Task inputs
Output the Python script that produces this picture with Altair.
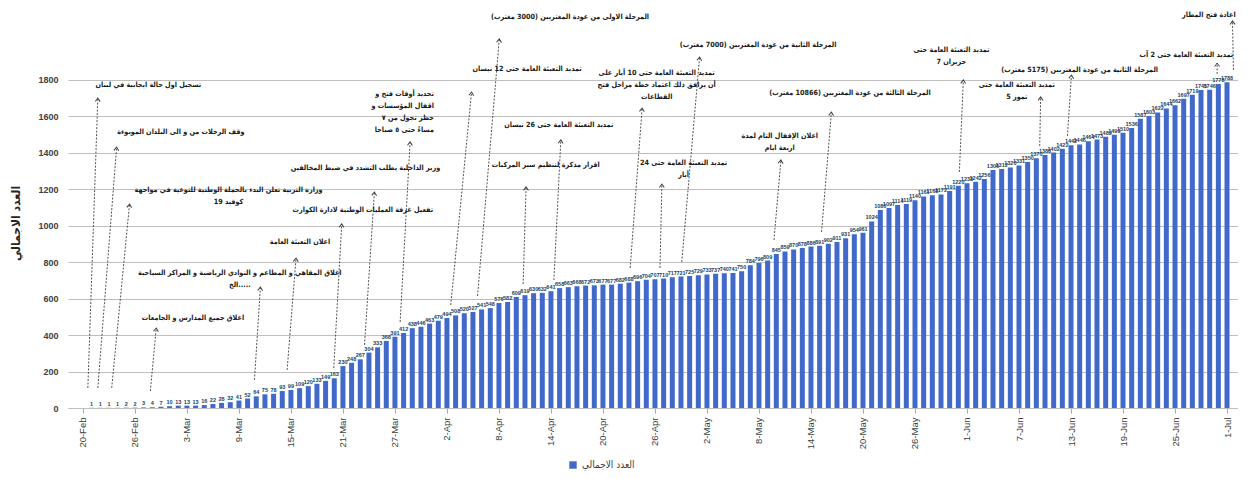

==

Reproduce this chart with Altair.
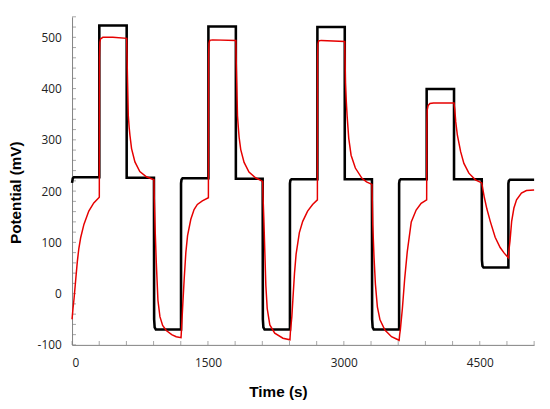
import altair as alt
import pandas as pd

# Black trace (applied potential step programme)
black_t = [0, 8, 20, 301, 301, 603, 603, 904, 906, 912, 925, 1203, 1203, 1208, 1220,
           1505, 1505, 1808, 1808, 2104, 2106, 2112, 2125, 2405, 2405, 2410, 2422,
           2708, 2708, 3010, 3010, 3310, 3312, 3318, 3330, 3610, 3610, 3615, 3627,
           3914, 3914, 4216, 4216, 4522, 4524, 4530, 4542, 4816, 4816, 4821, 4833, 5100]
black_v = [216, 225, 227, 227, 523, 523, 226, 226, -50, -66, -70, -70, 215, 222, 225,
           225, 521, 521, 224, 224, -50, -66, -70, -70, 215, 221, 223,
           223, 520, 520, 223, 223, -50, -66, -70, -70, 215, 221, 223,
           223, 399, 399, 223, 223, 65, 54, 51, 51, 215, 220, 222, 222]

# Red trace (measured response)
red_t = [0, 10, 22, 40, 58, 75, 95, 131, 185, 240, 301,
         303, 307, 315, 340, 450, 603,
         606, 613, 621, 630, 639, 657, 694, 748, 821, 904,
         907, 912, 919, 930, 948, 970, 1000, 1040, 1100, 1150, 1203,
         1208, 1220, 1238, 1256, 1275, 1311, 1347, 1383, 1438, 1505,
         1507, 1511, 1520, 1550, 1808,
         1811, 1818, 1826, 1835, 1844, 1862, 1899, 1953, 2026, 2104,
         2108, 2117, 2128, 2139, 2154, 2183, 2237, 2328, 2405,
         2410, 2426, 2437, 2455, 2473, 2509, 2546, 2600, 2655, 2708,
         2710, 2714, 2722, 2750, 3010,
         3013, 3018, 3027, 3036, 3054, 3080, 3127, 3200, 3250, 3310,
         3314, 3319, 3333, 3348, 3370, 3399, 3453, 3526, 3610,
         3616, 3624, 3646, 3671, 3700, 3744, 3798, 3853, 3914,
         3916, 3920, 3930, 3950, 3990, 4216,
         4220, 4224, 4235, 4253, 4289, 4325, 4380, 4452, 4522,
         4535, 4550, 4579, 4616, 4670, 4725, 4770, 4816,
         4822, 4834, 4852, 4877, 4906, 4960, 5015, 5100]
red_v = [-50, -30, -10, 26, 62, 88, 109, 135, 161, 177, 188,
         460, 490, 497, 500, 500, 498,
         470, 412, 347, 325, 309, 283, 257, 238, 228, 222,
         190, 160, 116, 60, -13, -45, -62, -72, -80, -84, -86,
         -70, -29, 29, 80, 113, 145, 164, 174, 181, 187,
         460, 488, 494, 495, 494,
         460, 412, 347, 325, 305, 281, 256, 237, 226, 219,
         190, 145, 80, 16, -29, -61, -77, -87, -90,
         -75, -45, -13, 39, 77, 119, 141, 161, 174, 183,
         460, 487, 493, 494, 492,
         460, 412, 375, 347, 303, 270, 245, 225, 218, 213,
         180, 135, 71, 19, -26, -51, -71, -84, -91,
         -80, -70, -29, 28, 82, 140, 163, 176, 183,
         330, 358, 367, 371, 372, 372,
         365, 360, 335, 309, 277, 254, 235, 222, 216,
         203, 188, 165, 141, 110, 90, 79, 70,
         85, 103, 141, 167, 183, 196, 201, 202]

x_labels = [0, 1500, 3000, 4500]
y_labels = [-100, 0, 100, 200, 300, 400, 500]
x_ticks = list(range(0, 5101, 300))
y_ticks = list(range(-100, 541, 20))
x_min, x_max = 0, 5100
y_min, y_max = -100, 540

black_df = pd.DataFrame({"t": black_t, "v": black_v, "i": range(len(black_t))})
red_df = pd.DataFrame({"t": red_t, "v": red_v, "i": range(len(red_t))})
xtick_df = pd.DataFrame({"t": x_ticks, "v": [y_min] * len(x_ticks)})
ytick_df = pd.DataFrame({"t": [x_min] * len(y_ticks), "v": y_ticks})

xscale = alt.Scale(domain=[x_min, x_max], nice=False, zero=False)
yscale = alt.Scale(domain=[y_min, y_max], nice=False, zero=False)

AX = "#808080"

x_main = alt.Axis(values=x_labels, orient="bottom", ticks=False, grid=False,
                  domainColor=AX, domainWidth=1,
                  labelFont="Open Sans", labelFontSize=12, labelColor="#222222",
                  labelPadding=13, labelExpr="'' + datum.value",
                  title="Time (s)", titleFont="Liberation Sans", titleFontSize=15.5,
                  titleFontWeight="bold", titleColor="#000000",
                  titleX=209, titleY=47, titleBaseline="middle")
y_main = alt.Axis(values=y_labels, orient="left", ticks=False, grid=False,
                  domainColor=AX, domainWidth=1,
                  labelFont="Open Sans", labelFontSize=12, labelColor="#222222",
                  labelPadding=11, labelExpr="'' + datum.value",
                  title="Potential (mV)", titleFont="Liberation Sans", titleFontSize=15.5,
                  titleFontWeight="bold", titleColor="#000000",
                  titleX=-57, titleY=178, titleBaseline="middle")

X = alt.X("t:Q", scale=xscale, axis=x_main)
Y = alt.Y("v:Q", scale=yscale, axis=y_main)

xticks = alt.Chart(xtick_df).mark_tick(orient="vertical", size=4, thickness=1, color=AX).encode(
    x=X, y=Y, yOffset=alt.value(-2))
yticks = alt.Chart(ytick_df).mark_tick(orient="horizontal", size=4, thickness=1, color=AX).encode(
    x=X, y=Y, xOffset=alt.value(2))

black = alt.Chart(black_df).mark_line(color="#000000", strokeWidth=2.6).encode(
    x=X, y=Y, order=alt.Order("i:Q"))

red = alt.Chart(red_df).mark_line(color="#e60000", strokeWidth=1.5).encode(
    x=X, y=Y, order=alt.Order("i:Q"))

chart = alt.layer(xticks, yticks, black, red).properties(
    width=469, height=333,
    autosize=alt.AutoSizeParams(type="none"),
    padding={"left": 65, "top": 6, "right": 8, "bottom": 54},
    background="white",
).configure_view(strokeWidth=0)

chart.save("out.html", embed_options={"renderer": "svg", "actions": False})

What to produce
Out of the records above, set down only the lines from the one that contains "Reproduce this chart with Altair." through the one that contains "import pandas as pd", unchanged and without the pictures.

Solution for this task
Reproduce this chart with Altair.
import altair as alt
import pandas as pd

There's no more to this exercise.